Investors are pouring money into large-scale farmland leases in Africa, Asia, former Soviet countries and elsewhere.

'Daylight robbery'

The Gambella region of Ethiopia is home to many such leases. It is also home to some of the last best farmland on Earth.

The Ethiopian government says it has leased more than 225,000 hectares to foreign investors, who have put more than $2 billion into the deals.

Ethiopian officials say this is just the kind of agricultural development the country needs to modernize farming, improve food production and provide jobs.

Obang Metho, who grew up in Gambella, sees it differently.

“I am not anti-investment," he says. "But I am anti-daylight robbery. What is going on in Africa is robbery.”

Metho heads the Solidarity Movement for a New Ethiopia, an activist group based in Washington. He says farmers in Gambella have been pushed off their land to make way for companies from China, India and Saudi Arabia that are exporting the harvest back to the home country.

Human Rights Watch estimates that 42 percent of the land in the region is leased or on offer.

Hungry nation

Metho says that’s a serious problem for a country like Ethiopia, with hunger problems of its own.

“If they have land to give to the Indians, or the Arabs, the Chinese, the Saudis to come," he asks, "why did Ethiopia not use this land to feed the Ethiopian people?”

Ethiopia’s Washington embassy says it's not displacing small-holder farmers, and that it takes great care not to infringe on the rights of local people.

But large-scale land deals in developing countries have become more common in recent years as global food commodity prices have spiked. Critics call them “land grabs.”

“'Land grab' is sort-of a controversial term, but I think it’s accurate in this case,” says Michael Kugelman, lead editor of "The Global Farms Race," a new book on agricultural investments and food security.

Search for farmland

He says food-importing countries are looking for farmland abroad to limit their exposure to volatile global markets.

“These food importing countries also lack the land and the water at home to do the farming themselves," he says. "So they’re going abroad to countries that are very willing to host them.”

Data are sketchy, but estimates of land leased are in the tens of millions of hectares worldwide.

Outcomes have been mixed, says Jomo Kwame Sundaram, economic and social development chief at the FAO.

The organization's new report highlights the need for investments in agriculture in the countries hosting these land deals.

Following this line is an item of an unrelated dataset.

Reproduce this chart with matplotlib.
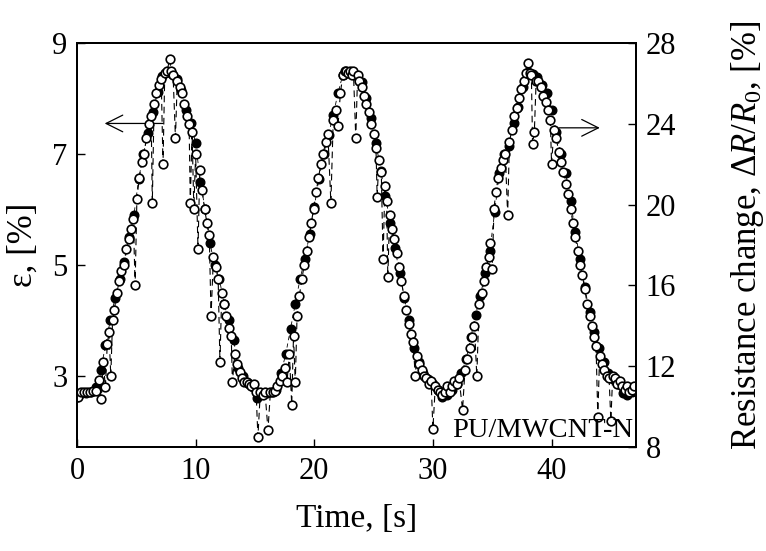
import matplotlib
matplotlib.use('Agg')
import matplotlib.pyplot as plt

plt.rcParams['font.family'] = ['Liberation Serif', 'DejaVu Serif']
plt.rcParams['mathtext.fontset'] = 'custom'
plt.rcParams['mathtext.rm'] = 'Liberation Serif'
plt.rcParams['mathtext.it'] = 'Liberation Serif:italic'

# strain, filled markers, left axis
t_strain = [0.0, 0.4, 0.8, 1.2, 1.6, 2.0, 2.4, 2.8, 3.2, 3.6, 4.0, 4.4, 4.8, 5.2, 5.6, 6.0,
            6.4, 6.8, 7.2, 7.6, 8.0, 8.4, 8.8, 9.2, 9.6, 10.0, 10.4, 10.8, 11.2, 11.6, 12.0,
            12.4, 12.8, 13.2, 13.6, 14.0, 14.4, 14.8, 15.2, 15.6, 16.0, 16.4, 16.8, 17.2, 17.6,
            18.0, 18.4, 18.8, 19.2, 19.6, 20.0, 20.4, 20.8, 21.2, 21.6, 22.0, 22.4, 22.8, 23.2,
            23.6, 24.0, 24.4, 24.8, 25.2, 25.6, 26.0, 26.4, 26.8, 27.2, 27.6, 28.0, 28.4, 28.8,
            29.2, 29.6, 30.0, 30.4, 30.8, 31.2, 31.6, 32.0, 32.4, 32.8, 33.2, 33.6, 34.0, 34.4,
            34.8, 35.2, 35.6, 36.0, 36.4, 36.8, 37.2, 37.6, 38.0, 38.4, 38.8, 39.2, 39.6, 40.0,
            40.4, 40.8, 41.2, 41.6, 42.0, 42.4, 42.8, 43.2, 43.6, 44.0, 44.4, 44.8, 45.2, 45.6,
            46.0, 46.4, 46.8]
strain = [2.62, 2.70, 2.70, 2.72, 2.80, 3.10, 3.55, 4.00, 4.40, 4.75, 5.05, 5.50, 5.90, 6.55,
          7.00, 7.38, 7.75, 8.12, 8.40, 8.48, 8.45, 8.35, 8.15, 7.80, 7.55, 7.20, 6.50, 6.00,
          5.40, 5.00, 4.75, 4.30, 4.00, 3.65, 3.15, 3.00, 2.87, 2.80, 2.60, 2.70, 2.70, 2.72,
          2.75, 3.05, 3.40, 3.85, 4.30, 4.75, 5.10, 5.55, 6.05, 6.55, 7.00, 7.35, 7.70, 8.10,
          8.42, 8.48, 8.47, 8.40, 8.30, 8.00, 7.65, 7.20, 6.70, 6.25, 5.75, 5.30, 4.85, 4.40,
          4.00, 3.50, 3.25, 3.05, 2.95, 2.85, 2.75, 2.62, 2.65, 2.75, 2.85, 3.05, 3.30, 3.70,
          4.10, 4.45, 4.85, 5.25, 5.95, 6.65, 7.00, 7.15, 7.55, 7.85, 8.20, 8.48, 8.45, 8.38,
          8.25, 8.10, 7.80, 7.40, 7.00, 6.65, 6.15, 5.60, 5.10, 4.60, 4.15, 3.80, 3.50, 3.25,
          3.05, 2.95, 2.85, 2.70, 2.65, 2.72]

# resistance change, open markers, right axis
t_res = [0.1, 0.35, 0.6, 0.85, 1.1, 1.35, 1.6, 1.85, 2.05, 2.2, 2.4, 2.55, 2.7, 2.85, 3.0,
         3.15, 3.35, 3.55, 3.75, 3.95, 4.15, 4.35, 4.55, 4.75, 4.9, 5.05, 5.25, 5.45, 5.65,
         5.85, 6.05, 6.25, 6.35, 6.5, 6.7, 6.9, 7.1, 7.25, 7.4, 7.6, 7.8, 7.95, 8.1, 8.3, 8.45,
         8.65, 8.85, 9.05, 9.25, 9.45, 9.55, 9.7, 9.85, 10.0, 10.2, 10.35, 10.55, 10.75, 10.95,
         11.15, 11.3, 11.5, 11.7, 11.9, 12.05, 12.2, 12.4, 12.6, 12.8, 13.0, 13.1, 13.3, 13.5,
         13.7, 13.9, 14.1, 14.3, 14.5, 14.7, 14.9, 15.1, 15.25, 15.45, 15.65, 15.85, 16.1, 16.3,
         16.5, 16.7, 16.9, 17.1, 17.3, 17.5, 17.7, 17.9, 18.1, 18.25, 18.4, 18.55, 18.75, 18.95,
         19.15, 19.35, 19.55, 19.75, 19.95, 20.15, 20.35, 20.55, 20.75, 20.95, 21.15, 21.4,
         21.6, 21.8, 22.0, 22.2, 22.4, 22.55, 22.7, 22.85, 23.0, 23.15, 23.3, 23.5, 23.65, 23.8,
         24.0, 24.2, 24.4, 24.6, 24.8, 25.0, 25.2, 25.3, 25.45, 25.65, 25.8, 25.95, 26.1, 26.2,
         26.35, 26.55, 26.75, 26.95, 27.15, 27.35, 27.55, 27.75, 27.95, 28.15, 28.35, 28.5,
         28.65, 28.85, 29.05, 29.25, 29.45, 29.65, 29.85, 30.0, 30.2, 30.4, 30.6, 30.8, 31.0,
         31.2, 31.4, 31.6, 31.8, 32.0, 32.2, 32.5, 32.7, 32.9, 33.1, 33.3, 33.5, 33.7, 33.9,
         34.1, 34.3, 34.5, 34.7, 34.85, 35.0, 35.15, 35.3, 35.5, 35.7, 35.9, 36.1, 36.3, 36.45,
         36.65, 36.85, 37.05, 37.25, 37.45, 37.65, 37.85, 38.0, 38.15, 38.3, 38.4, 38.55, 38.7,
         38.9, 39.1, 39.3, 39.5, 39.7, 39.9, 40.0, 40.2, 40.4, 40.6, 40.8, 41.0, 41.2, 41.4,
         41.6, 41.8, 42.0, 42.2, 42.4, 42.6, 42.8, 43.0, 43.2, 43.4, 43.6, 43.75, 43.9, 44.05,
         44.25, 44.45, 44.65, 44.85, 45.0, 45.15, 45.35, 45.55, 45.75, 45.95, 46.15, 46.35,
         46.55, 46.75, 46.95]
res = [10.5, 10.7, 10.7, 10.7, 10.7, 10.75, 10.75, 11.3, 10.4, 12.2, 10.97, 13.1, 13.7, 11.5,
       14.3, 14.8, 15.6, 16.2, 16.7, 17.0, 17.8, 18.3, 18.8, 19.3, 16.0, 20.3, 21.3, 22.1,
       22.5, 23.3, 24.0, 24.4, 20.1, 25.0, 25.5, 25.9, 26.2, 22.0, 26.5, 26.6, 27.2, 26.6,
       26.4, 23.3, 26.1, 25.8, 25.5, 25.0, 24.4, 24.0, 20.1, 23.6, 19.8, 22.5, 17.8, 21.7,
       20.7, 19.8, 19.1, 18.5, 14.5, 17.4, 16.9, 16.3, 12.2, 15.6, 15.1, 14.5, 13.9, 13.5,
       11.2, 12.6, 12.1, 11.7, 11.4, 11.2, 11.2, 11.1, 11.0, 11.1, 10.7, 8.5, 10.7, 10.6,
       10.7, 8.85, 10.7, 10.7, 10.75, 11.0, 11.25, 11.5, 11.9, 11.2, 12.6, 10.1, 13.5, 11.2,
       14.5, 15.5, 16.3, 17.0, 17.7, 18.4, 19.1, 19.8, 20.6, 21.3, 22.0, 22.5, 23.1, 23.5,
       20.1, 24.2, 24.7, 23.9, 25.5, 26.4, 26.6, 26.6, 26.5, 26.6, 26.4, 26.6, 23.3, 26.4,
       26.1, 25.8, 25.4, 25.0, 24.6, 24.0, 23.5, 22.8, 20.4, 22.2, 21.6, 17.3, 20.9, 20.2,
       16.4, 19.5, 18.8, 18.3, 17.6, 16.9, 16.2, 15.5, 14.8, 14.1, 13.6, 13.2, 11.5, 12.5,
       12.1, 11.8, 11.5, 11.4, 11.1, 11.25, 8.9, 11.0, 10.8, 10.7, 10.6, 10.7, 11.0, 10.7,
       11.0, 11.25, 11.1, 11.4, 9.85, 11.8, 12.35, 12.9, 13.45, 14.0, 11.5, 15.1, 15.6, 16.2,
       16.9, 17.4, 18.1, 16.8, 19.8, 20.6, 21.3, 21.8, 22.2, 22.5, 19.5, 23.1, 23.7, 24.4,
       24.8, 25.3, 25.7, 26.1, 26.5, 27.0, 26.5, 26.4, 23.0, 23.6, 26.1, 26.1, 25.8, 25.4,
       25.1, 24.7, 24.2, 22.0, 23.7, 23.3, 22.6, 22.1, 21.6, 21.0, 20.5, 19.8, 19.1, 18.4,
       17.7, 17.0, 16.5, 15.8, 15.1, 14.5, 14.0, 13.45, 13.0, 9.5, 12.5, 12.1, 11.8, 11.5,
       11.4, 9.3, 11.5, 11.4, 11.1, 11.25, 11.0, 10.8, 11.0, 10.7, 10.8, 11.0]

x_ticks = [0, 10, 20, 30, 40]
left_ticks = [3, 5, 7, 9]
right_ticks = [8, 12, 16, 20, 24, 28]

fig = plt.figure(figsize=(7.66, 5.51), dpi=100)
ax = fig.add_axes([0.1005, 0.1887, 0.7295, 0.7333])
ax2 = ax.twinx()

# strain underneath, resistance (open circles) drawn on top
ax.plot(t_strain, strain, linestyle=(0, (5, 4)), color='black', linewidth=0.6,
        marker='o', markersize=6.2, markerfacecolor='black', markeredgecolor='black',
        markeredgewidth=1.0)
ax2.plot(t_res, res, linestyle=(0, (6, 4)), color='black', linewidth=0.8,
         marker='o', markersize=6.2, markerfacecolor='white', markeredgecolor='black',
         markeredgewidth=1.2)

ax.set_xlim(0, 47.1)
ax.set_ylim(1.72, 9)
ax2.set_ylim(8, 28)
ax.set_xticks(x_ticks)
ax.set_yticks(left_ticks)
ax2.set_yticks(right_ticks)

for a in (ax, ax2):
    a.tick_params(direction='in', length=6, width=1.0, labelsize=22, pad=7)
    for s in a.spines.values():
        s.set_linewidth(1.4)

ax.set_xlabel('Time, [s]', fontsize=24, labelpad=13)
ax.set_ylabel('ε, [%]', fontsize=25)
ax.yaxis.set_label_coords(-0.066, 0.5)
ax2.set_ylabel(r'Resistance change, $\Delta R/R_0$, [%]', fontsize=25, rotation=90)
ax2.yaxis.label.set_va('center')
ax2.yaxis.set_label_coords(1.2, 0.525)

ax.annotate('', xy=(2.1, 7.55), xytext=(7.5, 7.55),
            arrowprops=dict(arrowstyle='->', lw=0.9, mutation_scale=30, color='black'))
ax2.annotate('', xy=(44.3, 23.8), xytext=(40.4, 23.8),
             arrowprops=dict(arrowstyle='->', lw=0.9, mutation_scale=30, color='black'))

ax2.text(0.995, 0.01, 'PU/MWCNT-N', transform=ax2.transAxes, ha='right', va='bottom',
         fontsize=20.5)

fig.savefig('out.png', dpi=100)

But Sundaram says land deals may not always be the best way to do it.

“Land acquisisions are one of the most difficult type of investments to produce the types of desirable outcomes that we have in mind, like food security, local economic development, etcetera,” he says.

Countries get better results from public-sector investments in research and infrastructure, for example.

Pocketing the proceeds

Michael Kugelman says the food security and economic development benefits promised to the people of the host countries have not materialized. But he says many of the governments have benefitted.

“A lot of the governments in the countries hosting the deals are corrupt, they’re not very democratic, and they’re happy just to pocket some of the proceeds from these investments.”

And some of these deals are sparking conflict.

Protesters overthrew the government of Madagascar in 2009 in part because of a land deal that would have leased half the country's arable land to a South Korean firm. The new government canceled the deal.

Responsible investment

International organizations, including the FAO and the World Bank among others, have developed voluntary guidelines for responsible land investment to try to promote more equitable investment.

The FAO’s Jomo Sundaram says the investor community wants the guidelines, too.

“There is quite a bit of demand by the private sector for those guidelines that will help them to protect their own investments,” he says.

But Obang Metho from the Solidarity Movement for a New Ethiopia doubts that voluntary guidelines will change the behavior of corrupt and autocratic governments.

“As long as the regime doesn’t respect the rights of their people, nothing will work,” he says.

Meanwhile, the rising demand for food will continue to drive fierce competition for the limited remaining land on which to grow it.